## WRITTEN TASK
Skip the pictures. Set down, word for word, the lines from the start of the material up to and including the line with "from matplotlib.patches import".

## INPUT DATA
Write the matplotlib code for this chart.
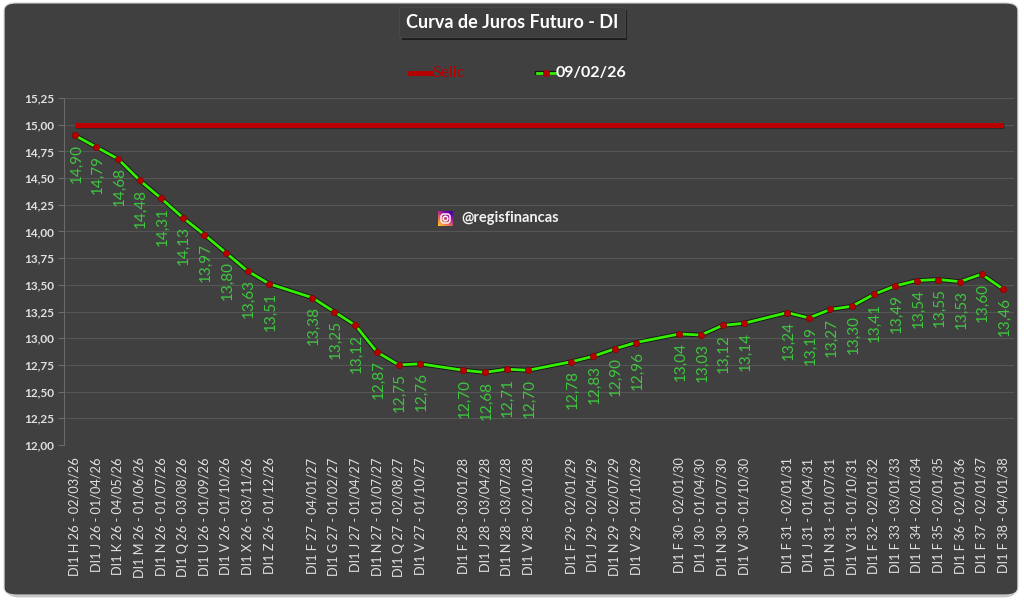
import numpy as np
import matplotlib
matplotlib.use("Agg")
import matplotlib.pyplot as plt
import matplotlib.patheffects as pe
from matplotlib.patches import FancyBboxPatch, Circle

plt.rcParams["font.family"] = ["Lato", "DejaVu Sans"]

# contracts on the x axis ("" = empty slot between years)
contracts = [
    "DI1 H 26 - 02/03/26", "DI1 J 26 - 01/04/26", "DI1 K 26 - 04/05/26", "DI1 M 26 - 01/06/26",
    "DI1 N 26 - 01/07/26", "DI1 Q 26 - 03/08/26", "DI1 U 26 - 01/09/26", "DI1 V 26 - 01/10/26",
    "DI1 X 26 - 03/11/26", "DI1 Z 26 - 01/12/26", "",
    "DI1 F 27 - 04/01/27", "DI1 G 27 - 01/02/27", "DI1 J 27 - 01/04/27", "DI1 N 27 - 01/07/27",
    "DI1 Q 27 - 02/08/27", "DI1 V 27 - 01/10/27", "",
    "DI1 F 28 - 03/01/28", "DI1 J 28 - 03/04/28", "DI1 N 28 - 03/07/28", "DI1 V 28 - 02/10/28", "",
    "DI1 F 29 - 02/01/29", "DI1 J 29 - 02/04/29", "DI1 N 29 - 02/07/29", "DI1 V 29 - 01/10/29", "",
    "DI1 F 30 - 02/01/30", "DI1 J 30 - 01/04/30", "DI1 N 30 - 01/07/30", "DI1 V 30 - 01/10/30", "",
    "DI1 F 31 - 02/01/31", "DI1 J 31 - 01/04/31", "DI1 N 31 - 01/07/31", "DI1 V 31 - 01/10/31",
    "DI1 F 32 - 02/01/32", "DI1 F 33 - 03/01/33", "DI1 F 34 - 02/01/34", "DI1 F 35 - 02/01/35",
    "DI1 F 36 - 02/01/36", "DI1 F 37 - 02/01/37", "DI1 F 38 - 04/01/38",
]
nan = np.nan
rates = [
    14.90, 14.79, 14.68, 14.48, 14.31, 14.13, 13.97, 13.80, 13.63, 13.51, nan,
    13.38, 13.25, 13.12, 12.87, 12.75, 12.76, nan,
    12.70, 12.68, 12.71, 12.70, nan,
    12.78, 12.83, 12.90, 12.96, nan,
    13.04, 13.03, 13.12, 13.14, nan,
    13.24, 13.19, 13.27, 13.30,
    13.41, 13.49, 13.54, 13.55, 13.53, 13.60, 13.46,
]
selic = 15.00
series_name = "09/02/26"

BG = "#404040"
GREEN = "#33f000"
LABEL_GREEN = "#3fc63f"
RED = "#b80000"
TXT = "#e0e0e0"

fig = plt.figure(figsize=(10.24, 6.01), dpi=100, facecolor="white")

# rounded dark panel with a soft shadow
shadow = FancyBboxPatch((0.007, 0.006), 0.985, 0.985, boxstyle="round,pad=0,rounding_size=0.012",
                        transform=fig.transFigure, facecolor="#c4c4c4", edgecolor="none", zorder=-3)
panel = FancyBboxPatch((0.004, 0.01), 0.99, 0.985, boxstyle="round,pad=0,rounding_size=0.012",
                       transform=fig.transFigure, facecolor=BG, edgecolor="#d0d0d0", lw=0.8, zorder=-2)
fig.patches.extend([shadow, panel])

ax = fig.add_axes([64 / 1024, 1 - 445 / 601, (1014 - 64) / 1024, (445 - 98) / 601])
ax.set_facecolor("none")

x = np.arange(len(contracts))
y = np.array(rates, dtype=float)
ok = ~np.isnan(y)

ax.plot([x[0], x[-1]], [selic, selic], color=RED, lw=3.6, solid_capstyle="butt", zorder=3,
        path_effects=[pe.SimpleLineShadow(offset=(0.8, -0.8), shadow_color="black", alpha=0.35), pe.Normal()])
ax.plot(x[ok], y[ok], color=GREEN, lw=2, zorder=4,
        path_effects=[pe.Stroke(linewidth=3.3, foreground="#151515"), pe.Normal()])
ax.plot(x[ok], y[ok], ls="none", marker="o", ms=4.5, mfc=RED, mec="#8b0000", mew=0.5, zorder=5)

for xi, yi in zip(x[ok], y[ok]):
    ax.annotate(f"{yi:.2f}".replace(".", ","), (xi, yi), xytext=(1, -6), textcoords="offset points",
                rotation=90, ha="center", va="top", color=LABEL_GREEN, fontsize=11, zorder=6)

ax.set_xlim(-0.5, len(contracts) - 0.5)
ax.set_ylim(12.0, 15.25)
yt = np.arange(12.0, 15.26, 0.25)
ax.set_yticks(yt)
ax.set_yticklabels([f"{v:.2f}".replace(".", ",") for v in yt], color=TXT, fontsize=8.5, fontweight="bold")
ax.set_xticks(x)
ax.set_xticklabels(contracts, rotation=90, color=TXT, fontsize=9.2)
ax.tick_params(axis="x", length=0, pad=9)
ax.tick_params(axis="y", length=4, color="#6a6a6a", pad=3)
ax.grid(axis="y", color="#555555", lw=0.8)
ax.set_axisbelow(True)
for s in ["top", "right", "bottom"]:
    ax.spines[s].set_visible(False)
ax.spines["left"].set_color("#6a6a6a")

# title box
fig.text(0.5, 1 - 22 / 601, "Curva de Juros Futuro - DI", ha="center", va="center", color="white",
         fontsize=13, fontweight="bold",
         bbox=dict(boxstyle="square,pad=0.35", facecolor="#3e3e3e", edgecolor="#4a4a4a", lw=0.6,
                   path_effects=[pe.SimplePatchShadow(offset=(2, -2), shadow_rgbFace="black", alpha=0.5), pe.Normal()]))

# legend
ly = 1 - 73 / 601
fig.add_artist(plt.Line2D([410 / 1024, 431 / 1024], [ly, ly], color=RED, lw=3.5, transform=fig.transFigure))
fig.text(432 / 1024, ly, "Selic", color=RED, fontsize=11.5, va="center")
fig.add_artist(plt.Line2D([537 / 1024, 555 / 1024], [ly, ly], color=GREEN, lw=2, transform=fig.transFigure,
                          path_effects=[pe.Stroke(linewidth=3, foreground="#151515"), pe.Normal()]))
fig.add_artist(plt.Line2D([546 / 1024], [ly], marker="o", ms=4, mfc=RED, mec=RED, ls="none",
                          transform=fig.transFigure))
fig.text(556 / 1024, ly, series_name, color="white", fontsize=11.5, fontweight="bold", va="center")

# watermark with instagram-like icon
iax = fig.add_axes([438 / 1024, 1 - 226 / 601, 15 / 1024, 15 / 601])
grad = np.linspace(0, 1, 64)
gx, gy = np.meshgrid(grad, grad)
iax.imshow(gx * 0.4 + gy * 0.6, cmap="plasma_r", extent=(0, 1, 0, 1), origin="lower", vmin=-0.1, vmax=1.05)
iax.add_patch(FancyBboxPatch((0.2, 0.2), 0.6, 0.6, boxstyle="round,pad=0,rounding_size=0.18",
                             fill=False, edgecolor="white", lw=1))
iax.add_patch(Circle((0.5, 0.5), 0.15, fill=False, edgecolor="white", lw=1))
iax.axis("off")
fig.text(461 / 1024, 1 - 218 / 601, "@regisfinancas", color="#f2f2f2", fontsize=10.5, fontweight="bold",
         va="center")

fig.savefig("out.png", dpi=100, facecolor="white")
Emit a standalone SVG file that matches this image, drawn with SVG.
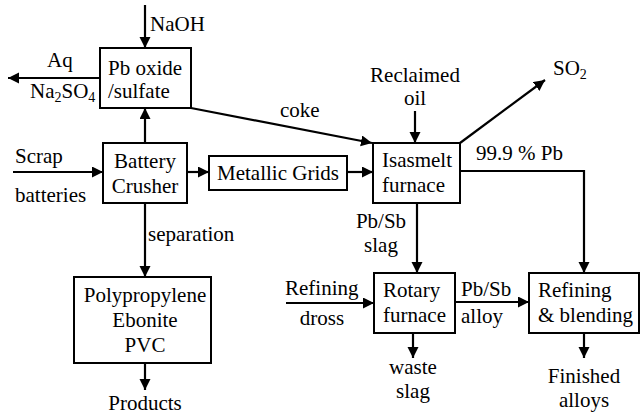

## SOLUTION TO THIS PROBLEM
Write the matplotlib code for this chart.
import numpy as np
import matplotlib
matplotlib.use("Agg")
import matplotlib.pyplot as plt
import matplotlib.patheffects as pe
from matplotlib.patches import FancyBboxPatch, Circle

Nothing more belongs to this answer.